Given this sample payload:

{
  "payload": {
    "tag": "vibration-sensor"
  },
  "details": {
    "value": 0.24,
    "timestamp": "2023-06-26 12:19:20.046000 UTC"
  }
}

And the following Whistle script:

package mde

[{
    tagName: $root.payload.tag
    timestamps: {
        eventTimestamp: $root.details.timestamp
    }
    data: {
        numeric: $root.details.value
    }
}]

Applying the previous Whistle script, the parser would produce a proto record like the following:

[
  {
    "tagName": "vibration-sensor",
    "timestamps": {
      "eventTimestamp": "2023-06-26 12:19:20.046000 UTC"
    },
    "data": {
      "value": 0.24
    }
  }
]

For more information about the Whistle language syntax and available functions, see Whistle documentation.

Runtime behavior of parsers

At runtime the parser receives all messages of the source message class with which it is associated, applies the configured Whistle script on each message, and emits one or more proto records of the configured type.

The emitted proto records must comply with the type configuration. If they don't comply, they are moved to the dead letter queue.

Association rules

A parser can only be associated to a single message class and a single type version. However, a parser may emit one or more records as long as they are of the type version to which the parser is linked. The output of a parser is an array of proto record objects.

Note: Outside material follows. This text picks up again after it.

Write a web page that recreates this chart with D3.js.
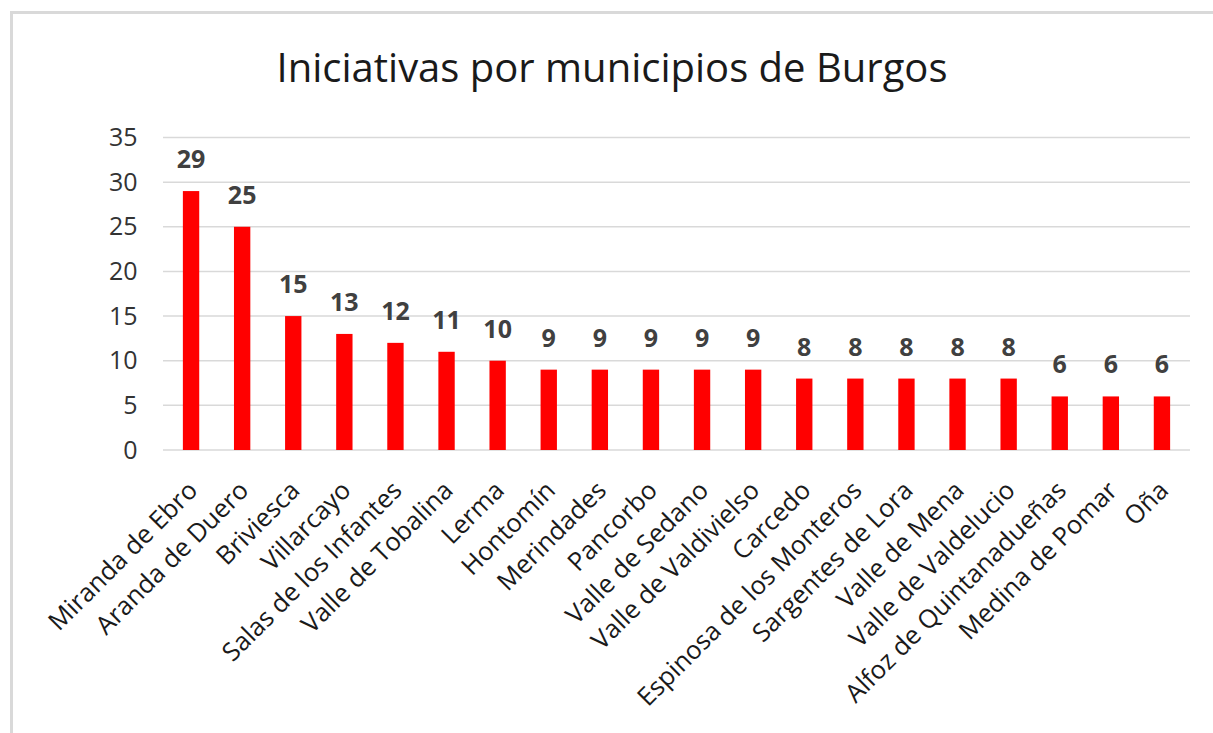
<!DOCTYPE html>
<html lang="es">

<head>
    <meta charset="UTF-8">
    <script src="https://d3js.org/d3.v7.min.js"></script>
    <title>Iniciativas por municipios de Burgos</title>
    <style>
        body {
            margin: 0;
            padding: 0;
            background-color: #fff;
            font-family: "Open Sans", sans-serif;
        }

        .grid line {
            stroke: #d9d9d9;
            stroke-width: 1.5px;
        }

        .bar {
            fill: #ff0000;
        }
    </style>
</head>

<body>
    <div id="chart"></div>
    <script>
        // data
        var municipios = ["Miranda de Ebro", "Aranda de Duero", "Briviesca", "Villarcayo",
            "Salas de los Infantes", "Valle de Tobalina", "Lerma", "Hontomín", "Merindades",
            "Pancorbo", "Valle de Sedano", "Valle de Valdivielso", "Carcedo",
            "Espinosa de los Monteros", "Sargentes de Lora", "Valle de Mena",
            "Valle de Valdelucio", "Alfoz de Quintanadueñas", "Medina de Pomar", "Oña"];
        var iniciativas = [29, 25, 15, 13, 12, 11, 10, 9, 9, 9, 9, 9, 8, 8, 8, 8, 8, 6, 6, 6];
        var yTicks = [0, 5, 10, 15, 20, 25, 30, 35];
        var titulo = "Iniciativas por municipios de Burgos";

        var W = 1213, H = 733;
        var plot = { left: 165.5, right: 1187.5, top: 137.5, bottom: 450 };

        var svg = d3.select("#chart")
            .append("svg")
            .attr("width", W)
            .attr("height", H);

        // chart border (right and bottom edges are cut off in the picture)
        svg.append("rect")
            .attr("x", 11.5)
            .attr("y", 12.5)
            .attr("width", 1400)
            .attr("height", 900)
            .attr("fill", "none")
            .attr("stroke", "#d9d9d9")
            .attr("stroke-width", 3);

        // title
        svg.append("text")
            .attr("x", 612)
            .attr("y", 82)
            .attr("text-anchor", "middle")
            .style("font-size", "40px")
            .style("fill", "#1a1a1a")
            .text(titulo);

        // scales
        var x = d3.scaleBand()
            .domain(municipios)
            .range([plot.left, plot.right])
            .paddingInner(0.68)
            .paddingOuter(0.34);

        var y = d3.scaleLinear()
            .domain([0, 35])
            .range([plot.bottom, plot.top]);

        // gridlines
        svg.append("g")
            .attr("class", "grid")
            .selectAll("line")
            .data(yTicks)
            .enter()
            .append("line")
            .attr("x1", 163)
            .attr("x2", 1190)
            .attr("y1", function (d) { return y(d); })
            .attr("y2", function (d) { return y(d); });

        // Y axis labels
        var yAxis = svg.append("g")
            .attr("transform", "translate(" + (plot.left - 28) + ",0)")
            .call(d3.axisLeft(y).tickValues(yTicks).tickSize(0).tickPadding(0));
        yAxis.select(".domain").remove();
        yAxis.selectAll("text")
            .style("font-family", "'Open Sans', sans-serif")
            .style("font-size", "25px")
            .style("fill", "#333");

        // bars
        svg.selectAll("bar")
            .data(iniciativas)
            .enter()
            .append("rect")
            .attr("class", "bar")
            .attr("x", function (d, i) { return x(municipios[i]); })
            .attr("y", function (d) { return y(d); })
            .attr("width", x.bandwidth())
            .attr("height", function (d) { return y(0) - y(d); });

        // value labels
        svg.selectAll("valor")
            .data(iniciativas)
            .enter()
            .append("text")
            .attr("x", function (d, i) { return x(municipios[i]) + x.bandwidth() / 2; })
            .attr("y", function (d) { return y(d) - 23; })
            .attr("text-anchor", "middle")
            .style("font-size", "25px")
            .style("font-weight", "bold")
            .style("fill", "#404040")
            .text(function (d) { return d; });

        // X labels, rotated -45
        svg.selectAll("xlabel")
            .data(municipios)
            .enter()
            .append("text")
            .attr("transform", function (d) {
                var cx = x(d) + x.bandwidth() / 2 + 8;
                return "translate(" + cx + ",492)rotate(-45)";
            })
            .attr("text-anchor", "end")
            .style("font-size", "25.5px")
            .style("fill", "#1a1a1a")
            .text(function (d) { return d; });
    </script>
</body>

</html>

parser-multiple-proto-records

Emitting more than one record from a parser is useful in scenarios where a source message contains an array of readings or events that you want to de-aggregate. Parsers allow you to "split" the source message into multiple proto records so that each reading, for example, becomes a row in a record table in BigQuery.

The emitted proto records may reference any tag name. This behavior is a change from v1.1 and v1.2 where tag names were scoped to the type. After v1.3 MDE proto records emitted by any parser can

Proto record schema

The JSON schema that the proto records must conform to depends on:

  1. Archetype: The specific archetype associated with the type.
  2. Type Configuration: The configuration settings defined for the type.

The archetype defines the base schema for records. For example, a type of in the discrete archetype family requires that proto records contain values for the following attributes:

  • tagName
  • timestamps.eventTimestamp
  • data.complex

The type can impose further restrictions on the proto records. For example, you can define a schema for the data field, or you can require that proto records provide a reference to a metadata instance.

For more information, see the proto record reference.

Reference data lookup

MDE provides a custom Whistle function to lookup a value for a provided key from a lookup bucket.

You can look up a look up bucket instance by its natural key by calling the mde::lookupByKey function in a Whistle script. The function takes the lookupbucketName, bucketVersion, and naturalKey of the instance as the arguments, and returns the latest metadata instance for the provided natural key. You can use the instance to populate fields in a proto record in the parser. For example:

"data" : {
  "complex" : {
    "VIN" : mde::lookupByKey("vin-lookup-bucket", input.vinKey, 1).VIN,
    "vin_registration_time" : mde::lookupByKey("vin-lookup-bucket", input.vinKey, 1).vin_registration_time,
    "ResultValue" : 163.0482614,
  }
}

Naming restrictions for Parsers

A Parser name can contain the following:

  • Letters (uppercase and lowercase), numbers and the special characters - and _.
  • Can be up to 255 characters long.

You can use the following regular expression for validation: ^[a-z][a-z0-9\\-_]{1,255}$.

If you try to create an entity violating the naming restrictions you will get a 400 error.

You can use the mde::sanitizeTagName() function to ensure that your name is compliant with the naming restrictions. For more details see the Whistle MDE functions.